Tuesday, August 6, 2019

"Revived And Alive After All"

           Rain drops falling on my sunflowers. How they loved that. 8-6-2019 Perryton, TX
 

The ½ inch of rain we got last night made my sun flowers smile. The ground was so dry that nothing else in the yard showed any appreciation at all. However, the birds were happily drinking, and taking a dip in the little pools scattered around. I thanked God for even the small amount of rain we got. The heat keeps reaching into the high nineties, and no breeze can be felt except for heat that burns the skin. It feels like a hot blowing fan turned at you. August undoubtedly is going to be the hottest month Perryton has had this year.


I enjoyed the day with my son, Chuck, in his nice, and cool home. He lives very modest, but is as happy as a lark. It is always quite, and peaceful while I do my little bit of house work for him. He is one of the bachelors that don't trash their home very much. He has lived in this city since he was six years old. He enjoys reading the local newspaper, and keeping up with the people he's known for most of his life. It was such a blessing to him when cell phones were invented, and especially when unlimited calls were made available for a small monthly fee. Several of Chuck's best friends live in other cities, and he visits with them a lot over the phone. I could not be happier since he lives close to me, and I have been able to help him with his business since he became disabled.

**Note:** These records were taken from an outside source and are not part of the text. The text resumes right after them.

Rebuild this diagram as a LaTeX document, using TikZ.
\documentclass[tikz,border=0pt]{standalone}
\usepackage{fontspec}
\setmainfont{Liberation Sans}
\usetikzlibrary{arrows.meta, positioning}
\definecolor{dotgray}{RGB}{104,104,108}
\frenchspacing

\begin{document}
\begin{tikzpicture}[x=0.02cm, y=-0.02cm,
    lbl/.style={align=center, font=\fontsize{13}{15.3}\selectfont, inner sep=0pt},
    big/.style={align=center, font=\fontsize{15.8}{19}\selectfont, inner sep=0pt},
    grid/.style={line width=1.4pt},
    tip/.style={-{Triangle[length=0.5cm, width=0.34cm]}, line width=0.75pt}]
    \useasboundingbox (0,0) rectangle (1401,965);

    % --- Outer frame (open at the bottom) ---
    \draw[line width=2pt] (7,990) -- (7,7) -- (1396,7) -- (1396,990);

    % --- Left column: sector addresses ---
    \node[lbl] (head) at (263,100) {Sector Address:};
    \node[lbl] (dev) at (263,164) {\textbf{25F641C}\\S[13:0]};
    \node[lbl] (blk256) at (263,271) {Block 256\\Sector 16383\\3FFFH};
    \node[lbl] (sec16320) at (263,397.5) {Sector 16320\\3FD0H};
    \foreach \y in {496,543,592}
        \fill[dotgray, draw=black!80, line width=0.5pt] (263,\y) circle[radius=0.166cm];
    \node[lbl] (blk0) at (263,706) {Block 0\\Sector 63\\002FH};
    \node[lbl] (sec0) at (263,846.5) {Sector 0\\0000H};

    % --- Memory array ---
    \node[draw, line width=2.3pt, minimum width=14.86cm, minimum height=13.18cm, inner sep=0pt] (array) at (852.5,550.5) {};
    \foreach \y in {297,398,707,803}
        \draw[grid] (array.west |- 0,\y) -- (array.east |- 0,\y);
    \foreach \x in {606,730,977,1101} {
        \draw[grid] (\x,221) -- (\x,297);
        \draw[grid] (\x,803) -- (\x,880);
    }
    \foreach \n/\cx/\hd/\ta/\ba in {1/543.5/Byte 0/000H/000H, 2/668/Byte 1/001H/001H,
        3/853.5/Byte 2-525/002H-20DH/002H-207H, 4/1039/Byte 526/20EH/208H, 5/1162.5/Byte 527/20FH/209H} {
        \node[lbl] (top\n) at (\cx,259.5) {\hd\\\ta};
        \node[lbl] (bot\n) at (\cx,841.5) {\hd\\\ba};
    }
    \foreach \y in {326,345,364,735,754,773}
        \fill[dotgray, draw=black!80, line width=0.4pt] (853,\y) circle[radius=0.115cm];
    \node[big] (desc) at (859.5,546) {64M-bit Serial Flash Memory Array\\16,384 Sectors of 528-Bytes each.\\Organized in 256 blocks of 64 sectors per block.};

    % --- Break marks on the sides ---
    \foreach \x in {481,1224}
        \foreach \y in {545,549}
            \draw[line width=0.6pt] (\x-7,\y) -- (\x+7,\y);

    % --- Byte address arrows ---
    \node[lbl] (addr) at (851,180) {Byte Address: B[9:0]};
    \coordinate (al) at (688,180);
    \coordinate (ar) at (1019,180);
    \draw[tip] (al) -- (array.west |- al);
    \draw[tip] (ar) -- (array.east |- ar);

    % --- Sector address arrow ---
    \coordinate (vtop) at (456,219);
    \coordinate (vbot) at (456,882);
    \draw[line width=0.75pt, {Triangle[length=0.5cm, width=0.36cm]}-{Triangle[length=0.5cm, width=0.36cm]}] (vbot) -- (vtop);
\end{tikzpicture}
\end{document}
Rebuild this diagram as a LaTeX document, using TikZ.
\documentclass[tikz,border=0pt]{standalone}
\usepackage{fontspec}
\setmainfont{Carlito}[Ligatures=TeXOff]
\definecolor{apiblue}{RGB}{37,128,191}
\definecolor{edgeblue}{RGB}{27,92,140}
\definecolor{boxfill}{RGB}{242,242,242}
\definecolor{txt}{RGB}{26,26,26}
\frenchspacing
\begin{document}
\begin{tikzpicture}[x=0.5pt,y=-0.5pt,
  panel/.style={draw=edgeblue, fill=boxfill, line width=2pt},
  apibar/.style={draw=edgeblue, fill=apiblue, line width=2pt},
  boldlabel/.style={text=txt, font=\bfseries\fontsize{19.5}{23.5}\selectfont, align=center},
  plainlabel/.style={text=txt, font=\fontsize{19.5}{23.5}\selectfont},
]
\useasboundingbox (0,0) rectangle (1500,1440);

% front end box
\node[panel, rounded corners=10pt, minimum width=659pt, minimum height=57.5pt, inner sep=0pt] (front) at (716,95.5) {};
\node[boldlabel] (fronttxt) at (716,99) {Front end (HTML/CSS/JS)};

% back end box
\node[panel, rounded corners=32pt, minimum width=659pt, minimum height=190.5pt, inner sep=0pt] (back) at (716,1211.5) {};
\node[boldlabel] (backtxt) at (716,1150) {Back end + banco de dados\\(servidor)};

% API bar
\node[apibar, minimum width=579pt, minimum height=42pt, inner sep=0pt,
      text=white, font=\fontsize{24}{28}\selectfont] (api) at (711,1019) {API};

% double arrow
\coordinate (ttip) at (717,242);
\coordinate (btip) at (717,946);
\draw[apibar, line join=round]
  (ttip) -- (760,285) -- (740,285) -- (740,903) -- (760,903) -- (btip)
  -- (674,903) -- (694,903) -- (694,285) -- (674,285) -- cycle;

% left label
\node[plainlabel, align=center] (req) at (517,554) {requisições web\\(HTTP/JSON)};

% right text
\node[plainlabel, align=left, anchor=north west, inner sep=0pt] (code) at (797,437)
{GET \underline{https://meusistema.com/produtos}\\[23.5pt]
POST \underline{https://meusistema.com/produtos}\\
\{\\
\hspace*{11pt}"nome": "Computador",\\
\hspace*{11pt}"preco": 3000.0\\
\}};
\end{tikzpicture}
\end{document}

I always come home to my own quite, and sometimes lonely place, but there is no other place I would rather be. Nothing could ever take the place of a peaceful atmosphere, with comfortable surroundings. I don't engage in arguments with anyone, although I have a way of nicely disagreeing sometimes. I can speak my peace without speaking over someone else. Most of my friends have the same respect for me. I really do get emotional sometimes when speaking about the corruption I see within our beloved country. I will not be nice to Satan, or any of his “hell angels.” I just make sure they don't become part of my life, but I do pray for them. Why, I don't know. I see them as a mystery without any hope of change. I will do my best to warn people not to fall into Satan's deceitful pit, because it's too deep to climb out. I can see some of my own loving family who have been made believers of his evil lies. I still love them although I have little hope that they will ever be the same again. It's amazing how God can give us peace even over such hurting, ungodly acts ruling our loved ones lives. The gap between us can never be bridged, so I pray for daily strength to endure. So far I have not been trapped by Satan's lies, to the extent of not being rescued, but I believe he has always known who I am. He doesn't try to win me over very often.